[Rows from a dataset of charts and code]
** start **
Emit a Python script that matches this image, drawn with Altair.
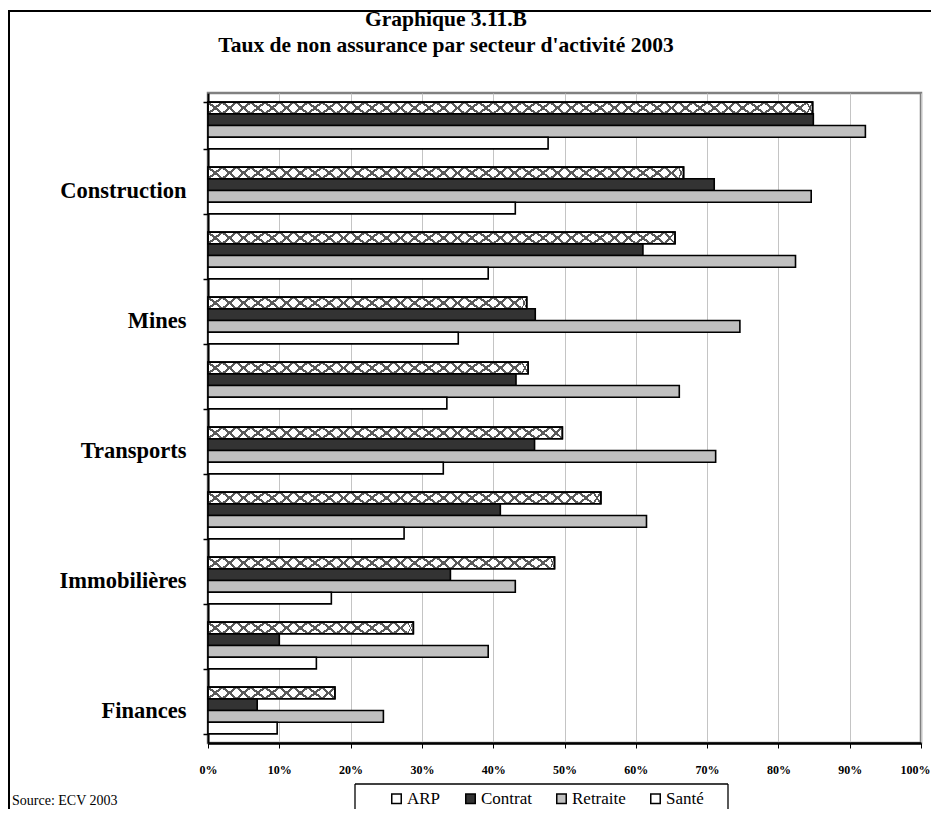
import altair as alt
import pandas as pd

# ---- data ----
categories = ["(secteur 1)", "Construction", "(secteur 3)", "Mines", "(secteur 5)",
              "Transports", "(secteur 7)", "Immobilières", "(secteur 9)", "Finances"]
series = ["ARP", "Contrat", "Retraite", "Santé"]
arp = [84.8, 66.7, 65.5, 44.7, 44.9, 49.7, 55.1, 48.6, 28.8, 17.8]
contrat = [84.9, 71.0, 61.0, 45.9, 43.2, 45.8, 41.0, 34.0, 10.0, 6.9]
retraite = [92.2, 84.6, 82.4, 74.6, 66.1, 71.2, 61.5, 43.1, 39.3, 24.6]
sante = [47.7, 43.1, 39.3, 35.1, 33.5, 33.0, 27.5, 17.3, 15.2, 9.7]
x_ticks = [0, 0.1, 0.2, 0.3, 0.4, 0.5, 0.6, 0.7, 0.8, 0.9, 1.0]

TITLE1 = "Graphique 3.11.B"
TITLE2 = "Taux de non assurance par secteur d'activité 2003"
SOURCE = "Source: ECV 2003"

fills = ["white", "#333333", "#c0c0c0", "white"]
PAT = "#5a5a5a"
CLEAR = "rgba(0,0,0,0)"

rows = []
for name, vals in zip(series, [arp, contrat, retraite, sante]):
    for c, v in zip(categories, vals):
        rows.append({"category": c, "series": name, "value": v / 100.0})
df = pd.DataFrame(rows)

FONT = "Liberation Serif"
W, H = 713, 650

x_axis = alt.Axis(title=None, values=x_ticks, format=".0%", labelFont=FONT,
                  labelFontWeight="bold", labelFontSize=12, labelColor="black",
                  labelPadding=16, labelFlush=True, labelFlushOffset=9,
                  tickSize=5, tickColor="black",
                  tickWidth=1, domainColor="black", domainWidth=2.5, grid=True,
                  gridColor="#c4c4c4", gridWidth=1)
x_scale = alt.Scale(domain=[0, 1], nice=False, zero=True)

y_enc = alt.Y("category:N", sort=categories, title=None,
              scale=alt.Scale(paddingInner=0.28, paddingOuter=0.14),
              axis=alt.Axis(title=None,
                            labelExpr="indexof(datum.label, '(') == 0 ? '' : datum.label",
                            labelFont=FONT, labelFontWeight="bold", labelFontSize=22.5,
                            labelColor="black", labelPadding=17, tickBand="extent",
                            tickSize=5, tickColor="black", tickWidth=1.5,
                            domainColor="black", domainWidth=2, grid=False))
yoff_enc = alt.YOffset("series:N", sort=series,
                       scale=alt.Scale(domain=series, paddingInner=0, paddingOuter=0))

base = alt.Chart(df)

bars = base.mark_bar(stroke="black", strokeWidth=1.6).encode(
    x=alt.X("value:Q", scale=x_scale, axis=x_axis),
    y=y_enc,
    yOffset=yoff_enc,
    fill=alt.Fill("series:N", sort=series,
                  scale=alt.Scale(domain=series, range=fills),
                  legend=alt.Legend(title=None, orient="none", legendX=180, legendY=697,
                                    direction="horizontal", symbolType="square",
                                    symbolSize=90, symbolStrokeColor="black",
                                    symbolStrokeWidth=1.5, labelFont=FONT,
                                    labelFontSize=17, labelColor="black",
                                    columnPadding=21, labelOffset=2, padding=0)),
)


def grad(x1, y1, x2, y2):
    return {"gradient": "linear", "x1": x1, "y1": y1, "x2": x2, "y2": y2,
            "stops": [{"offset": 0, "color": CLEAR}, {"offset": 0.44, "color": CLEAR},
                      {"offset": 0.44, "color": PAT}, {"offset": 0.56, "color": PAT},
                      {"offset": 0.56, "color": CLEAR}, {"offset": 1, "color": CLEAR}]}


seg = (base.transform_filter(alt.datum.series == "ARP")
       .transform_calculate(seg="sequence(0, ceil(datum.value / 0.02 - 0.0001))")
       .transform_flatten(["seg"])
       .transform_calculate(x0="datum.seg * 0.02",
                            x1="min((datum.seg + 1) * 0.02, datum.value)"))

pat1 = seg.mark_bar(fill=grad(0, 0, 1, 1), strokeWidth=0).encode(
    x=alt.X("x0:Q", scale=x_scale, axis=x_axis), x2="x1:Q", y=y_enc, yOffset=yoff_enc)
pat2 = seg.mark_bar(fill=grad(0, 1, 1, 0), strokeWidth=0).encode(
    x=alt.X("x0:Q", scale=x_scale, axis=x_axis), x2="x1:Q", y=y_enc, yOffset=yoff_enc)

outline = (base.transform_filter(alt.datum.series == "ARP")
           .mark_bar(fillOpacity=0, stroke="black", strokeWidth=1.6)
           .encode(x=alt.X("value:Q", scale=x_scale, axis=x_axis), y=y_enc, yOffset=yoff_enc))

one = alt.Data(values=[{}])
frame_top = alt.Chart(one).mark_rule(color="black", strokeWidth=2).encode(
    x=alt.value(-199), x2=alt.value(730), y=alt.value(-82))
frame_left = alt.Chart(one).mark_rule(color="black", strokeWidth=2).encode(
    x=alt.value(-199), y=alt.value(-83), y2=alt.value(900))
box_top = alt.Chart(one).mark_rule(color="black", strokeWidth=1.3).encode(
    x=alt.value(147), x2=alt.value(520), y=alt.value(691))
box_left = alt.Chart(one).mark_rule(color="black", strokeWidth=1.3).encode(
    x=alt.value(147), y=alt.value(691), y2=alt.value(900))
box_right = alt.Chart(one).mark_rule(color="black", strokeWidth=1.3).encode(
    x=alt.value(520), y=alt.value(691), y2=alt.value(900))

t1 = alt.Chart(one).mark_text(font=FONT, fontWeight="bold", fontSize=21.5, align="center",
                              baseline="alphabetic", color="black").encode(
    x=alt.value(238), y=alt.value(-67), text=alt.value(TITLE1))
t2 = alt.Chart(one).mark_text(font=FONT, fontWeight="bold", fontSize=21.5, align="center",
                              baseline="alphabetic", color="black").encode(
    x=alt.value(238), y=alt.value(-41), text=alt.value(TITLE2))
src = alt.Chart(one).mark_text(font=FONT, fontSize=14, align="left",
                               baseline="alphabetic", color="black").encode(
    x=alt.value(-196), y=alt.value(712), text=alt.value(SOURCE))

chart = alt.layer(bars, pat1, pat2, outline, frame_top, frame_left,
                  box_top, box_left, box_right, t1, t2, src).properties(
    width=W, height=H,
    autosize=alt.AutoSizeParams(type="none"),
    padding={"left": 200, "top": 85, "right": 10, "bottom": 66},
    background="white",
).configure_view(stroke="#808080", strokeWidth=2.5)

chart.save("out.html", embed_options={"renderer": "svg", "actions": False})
** end **
** start **
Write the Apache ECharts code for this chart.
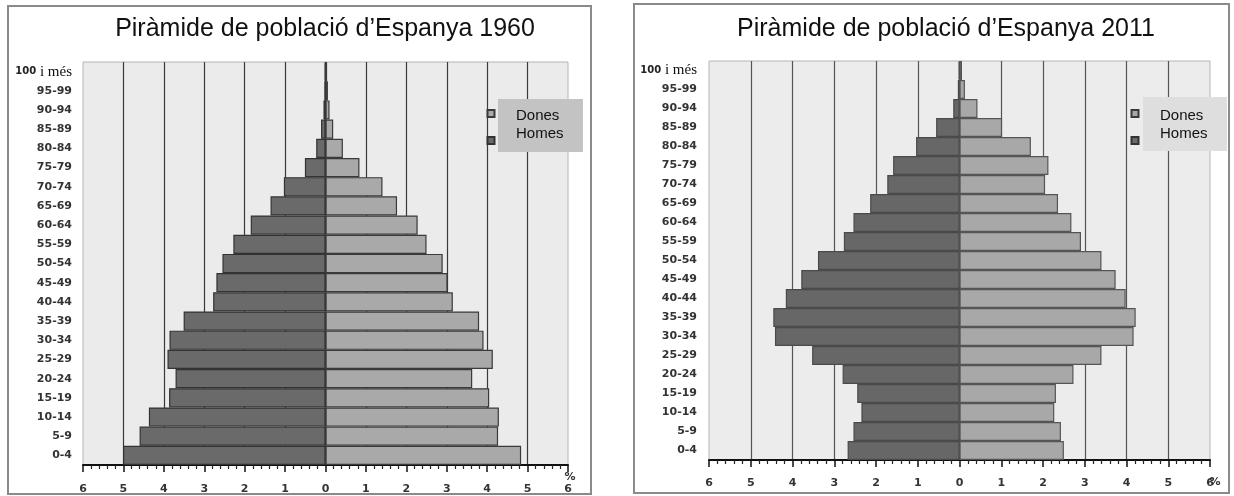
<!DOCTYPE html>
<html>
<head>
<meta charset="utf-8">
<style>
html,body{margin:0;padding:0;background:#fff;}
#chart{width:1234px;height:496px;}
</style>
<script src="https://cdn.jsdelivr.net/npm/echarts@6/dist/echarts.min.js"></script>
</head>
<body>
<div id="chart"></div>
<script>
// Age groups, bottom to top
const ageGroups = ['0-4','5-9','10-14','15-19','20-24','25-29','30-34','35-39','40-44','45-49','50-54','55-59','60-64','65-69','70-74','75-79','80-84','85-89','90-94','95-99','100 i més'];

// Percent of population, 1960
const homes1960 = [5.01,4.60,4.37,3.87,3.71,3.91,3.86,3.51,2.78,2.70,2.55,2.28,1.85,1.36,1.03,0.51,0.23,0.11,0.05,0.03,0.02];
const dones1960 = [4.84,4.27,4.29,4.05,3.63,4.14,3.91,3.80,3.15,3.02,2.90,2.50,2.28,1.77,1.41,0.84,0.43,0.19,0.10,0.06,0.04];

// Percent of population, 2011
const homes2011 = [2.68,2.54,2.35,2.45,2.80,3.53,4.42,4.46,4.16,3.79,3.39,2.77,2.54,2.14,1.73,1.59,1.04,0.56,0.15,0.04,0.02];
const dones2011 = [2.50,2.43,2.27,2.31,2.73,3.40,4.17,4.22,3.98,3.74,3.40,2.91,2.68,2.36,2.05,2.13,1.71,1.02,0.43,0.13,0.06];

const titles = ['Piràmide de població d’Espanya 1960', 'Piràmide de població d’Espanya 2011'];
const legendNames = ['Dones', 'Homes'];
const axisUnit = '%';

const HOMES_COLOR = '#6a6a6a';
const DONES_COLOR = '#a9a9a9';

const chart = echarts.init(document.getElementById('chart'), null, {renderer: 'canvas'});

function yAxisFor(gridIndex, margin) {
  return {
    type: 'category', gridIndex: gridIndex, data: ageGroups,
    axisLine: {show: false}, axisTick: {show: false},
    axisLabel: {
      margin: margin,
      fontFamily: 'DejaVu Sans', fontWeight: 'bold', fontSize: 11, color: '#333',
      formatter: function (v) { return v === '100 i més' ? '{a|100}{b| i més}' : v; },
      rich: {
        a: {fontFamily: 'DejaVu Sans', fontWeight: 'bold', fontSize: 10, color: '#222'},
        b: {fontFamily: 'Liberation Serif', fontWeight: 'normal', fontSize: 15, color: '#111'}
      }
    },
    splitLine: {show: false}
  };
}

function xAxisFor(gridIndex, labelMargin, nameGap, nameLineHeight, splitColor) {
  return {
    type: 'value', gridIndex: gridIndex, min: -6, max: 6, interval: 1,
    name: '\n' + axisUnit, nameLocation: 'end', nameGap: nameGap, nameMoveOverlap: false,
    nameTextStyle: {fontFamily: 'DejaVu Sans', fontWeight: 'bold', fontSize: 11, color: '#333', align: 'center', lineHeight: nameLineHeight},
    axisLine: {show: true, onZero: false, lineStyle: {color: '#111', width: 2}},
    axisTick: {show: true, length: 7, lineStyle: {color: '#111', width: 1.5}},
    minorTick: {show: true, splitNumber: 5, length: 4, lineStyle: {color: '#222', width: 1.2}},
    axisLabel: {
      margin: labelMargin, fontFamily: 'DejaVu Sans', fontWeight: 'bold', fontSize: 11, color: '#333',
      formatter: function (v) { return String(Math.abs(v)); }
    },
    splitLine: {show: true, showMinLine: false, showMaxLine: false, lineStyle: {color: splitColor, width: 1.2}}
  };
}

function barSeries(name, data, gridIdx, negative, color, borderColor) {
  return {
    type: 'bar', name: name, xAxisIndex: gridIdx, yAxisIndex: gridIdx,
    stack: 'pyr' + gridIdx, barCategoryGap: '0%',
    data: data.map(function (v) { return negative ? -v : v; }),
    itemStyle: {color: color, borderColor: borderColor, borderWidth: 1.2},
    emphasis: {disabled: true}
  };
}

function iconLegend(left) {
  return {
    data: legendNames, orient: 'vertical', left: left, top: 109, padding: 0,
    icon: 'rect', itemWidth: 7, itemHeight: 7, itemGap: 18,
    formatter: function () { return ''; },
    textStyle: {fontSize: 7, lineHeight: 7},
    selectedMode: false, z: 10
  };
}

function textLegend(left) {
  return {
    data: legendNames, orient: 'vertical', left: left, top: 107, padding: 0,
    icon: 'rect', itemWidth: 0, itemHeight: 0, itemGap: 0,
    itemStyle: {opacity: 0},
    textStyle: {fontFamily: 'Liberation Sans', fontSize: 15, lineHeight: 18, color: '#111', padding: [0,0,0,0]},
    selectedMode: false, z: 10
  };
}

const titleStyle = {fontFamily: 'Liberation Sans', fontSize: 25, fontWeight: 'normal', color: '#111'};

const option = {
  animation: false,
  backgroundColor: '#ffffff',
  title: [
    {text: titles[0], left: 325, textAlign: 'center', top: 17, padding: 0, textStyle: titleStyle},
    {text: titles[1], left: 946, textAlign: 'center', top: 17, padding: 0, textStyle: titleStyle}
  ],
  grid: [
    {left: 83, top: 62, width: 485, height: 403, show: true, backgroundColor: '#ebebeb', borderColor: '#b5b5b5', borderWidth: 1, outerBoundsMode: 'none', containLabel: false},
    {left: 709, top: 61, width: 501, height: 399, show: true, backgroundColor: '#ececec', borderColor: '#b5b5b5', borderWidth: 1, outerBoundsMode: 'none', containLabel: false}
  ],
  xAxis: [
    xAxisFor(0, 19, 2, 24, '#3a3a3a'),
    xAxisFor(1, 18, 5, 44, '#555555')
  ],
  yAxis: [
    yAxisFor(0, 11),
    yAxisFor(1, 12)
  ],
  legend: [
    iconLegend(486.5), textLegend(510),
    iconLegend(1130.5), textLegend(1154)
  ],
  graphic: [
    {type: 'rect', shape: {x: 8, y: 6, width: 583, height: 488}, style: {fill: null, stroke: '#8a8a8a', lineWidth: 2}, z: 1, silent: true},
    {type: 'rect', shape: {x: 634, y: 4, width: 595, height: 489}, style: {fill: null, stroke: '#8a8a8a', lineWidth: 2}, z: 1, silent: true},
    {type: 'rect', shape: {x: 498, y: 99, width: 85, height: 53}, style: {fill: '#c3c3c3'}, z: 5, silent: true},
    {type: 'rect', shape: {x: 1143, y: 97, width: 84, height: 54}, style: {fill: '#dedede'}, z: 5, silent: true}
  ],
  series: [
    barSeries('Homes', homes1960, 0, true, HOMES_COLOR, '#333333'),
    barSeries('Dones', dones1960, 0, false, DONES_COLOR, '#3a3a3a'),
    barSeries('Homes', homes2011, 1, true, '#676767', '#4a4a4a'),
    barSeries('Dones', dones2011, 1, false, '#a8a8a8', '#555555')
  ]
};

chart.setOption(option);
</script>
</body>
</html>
** end **
> **TASK DETAILS**
Leave out every picture, then retype exactly the lines from the one containing "Emit a Python" through the one containing "df = pd.DataFrame(rows)".

> **THE REPLY**
Emit a Python script that matches this image, drawn with Altair.
import altair as alt
import pandas as pd

# ---- data ----
categories = ["(secteur 1)", "Construction", "(secteur 3)", "Mines", "(secteur 5)",
              "Transports", "(secteur 7)", "Immobilières", "(secteur 9)", "Finances"]
series = ["ARP", "Contrat", "Retraite", "Santé"]
arp = [84.8, 66.7, 65.5, 44.7, 44.9, 49.7, 55.1, 48.6, 28.8, 17.8]
contrat = [84.9, 71.0, 61.0, 45.9, 43.2, 45.8, 41.0, 34.0, 10.0, 6.9]
retraite = [92.2, 84.6, 82.4, 74.6, 66.1, 71.2, 61.5, 43.1, 39.3, 24.6]
sante = [47.7, 43.1, 39.3, 35.1, 33.5, 33.0, 27.5, 17.3, 15.2, 9.7]
x_ticks = [0, 0.1, 0.2, 0.3, 0.4, 0.5, 0.6, 0.7, 0.8, 0.9, 1.0]

TITLE1 = "Graphique 3.11.B"
TITLE2 = "Taux de non assurance par secteur d'activité 2003"
SOURCE = "Source: ECV 2003"

fills = ["white", "#333333", "#c0c0c0", "white"]
PAT = "#5a5a5a"
CLEAR = "rgba(0,0,0,0)"

rows = []
for name, vals in zip(series, [arp, contrat, retraite, sante]):
    for c, v in zip(categories, vals):
        rows.append({"category": c, "series": name, "value": v / 100.0})
df = pd.DataFrame(rows)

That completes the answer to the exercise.